E & C : Comment les DRH peuvent-elles s’approprier la notion de patrimoine humain ?

A. O. : Les directions RH sont évidemment responsables de ce patrimoine. Comme il appartient à la fonction marketing de développer les ventes, il leur appartient en propre de constituer ce patrimoine, de l’organiser, de le développer et de gérer sa transmission. Le DRH se doit de le défendre au sein des comités exécutifs. Cela nécessite pour lui d’être précisément au fait du business de l’organisation et de s’appliquer à mettre en cohérence l’efficacité de l’entreprise à court terme et son développement humain au long cours. Pour cela, il doit sans doute contribuer à faire émerger de nouveaux outils d’analyse socio-économiques ou sociologiques, qui permettront de mesurer l’impact des décisions sur le système global de l’unité. Cela passe, par exemple, par la définition et la mesure des compétences critiques, le repérage des signaux faibles au cours du dialogue social, qui sont autant de balises pour anticiper les mutations humaines à moyen et long termes. Plus généralement, on pourrait envisager qu’une analyse historique des mesures prises en termes de recrutement, de formation et d’organisation des équipes soit mise en rapport avec les performances de l’entreprise dans la durée. Si des corrélations apparaissent, l’entreprise verra rapidement quel intérêt elle peut retirer d’une meilleure orchestration du patrimoine humain. Pourquoi ne pas envisager de faire figurer dans le rapport social, à côté des indicateurs chiffrés sur la formation, le recrutement, le tutorat, etc., une analyse qualitative de la gestion spécifique du patrimoine humain ? C’est aux DRH d’en promouvoir à la fois le principe et les outils. Cela devrait contribuer à renforcer la reconnaissance réciproque entre les directions générales et la base essentielle au bon fonctionnement des entreprises, aujourd’hui plutôt malmenée par le capitalisme financier dans sa recherche du profit à court terme, avec les conséquences délétères que l’on sait sur le climat social et la motivation des équipes.

PARCOURS

• Alain Oumeddour est directeur de Thales Université et directeur de la gestion des compétences au sein de la DRH du groupe Thales.

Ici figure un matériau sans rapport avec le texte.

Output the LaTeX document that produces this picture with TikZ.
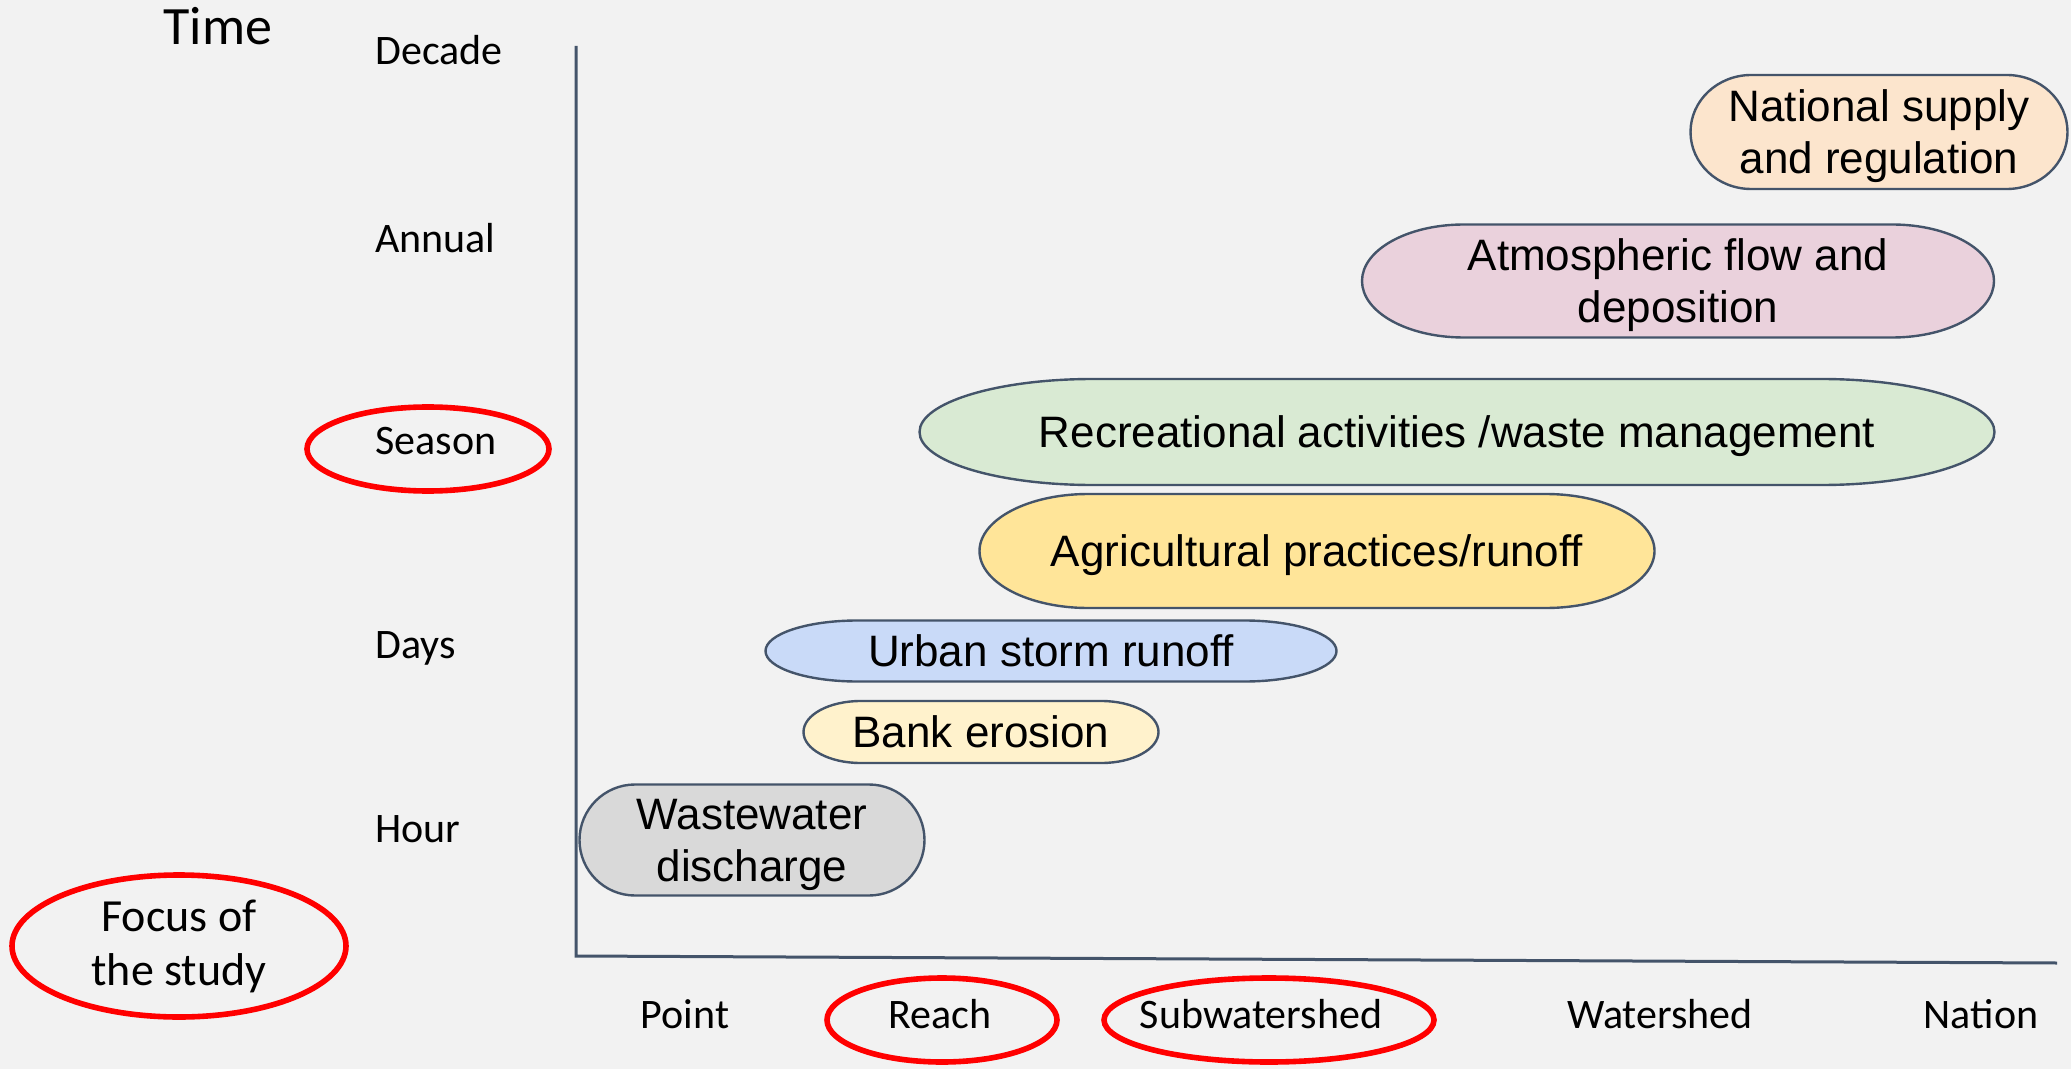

• Il est membre fondateur du Cercle européen des DRH pour la responsabilité sociale et membre du conseil scientifique de l’Afpa.

• Il est l’auteur d’un article intitulé “Capital humain européen et compétitivité” dans l’ouvrage collectif Le Modèle social européen (éd. Îlots de résistance, mars 2013).

LECTURES

• L’Homme au cœur de la stratégie, de Jean-Luc Placet et Patrick Rarivoson, Dunod, 2011.

• Human Capital, A Theoretical and Empirical Analysis, Gary Becker, Columbia University Press, 1964.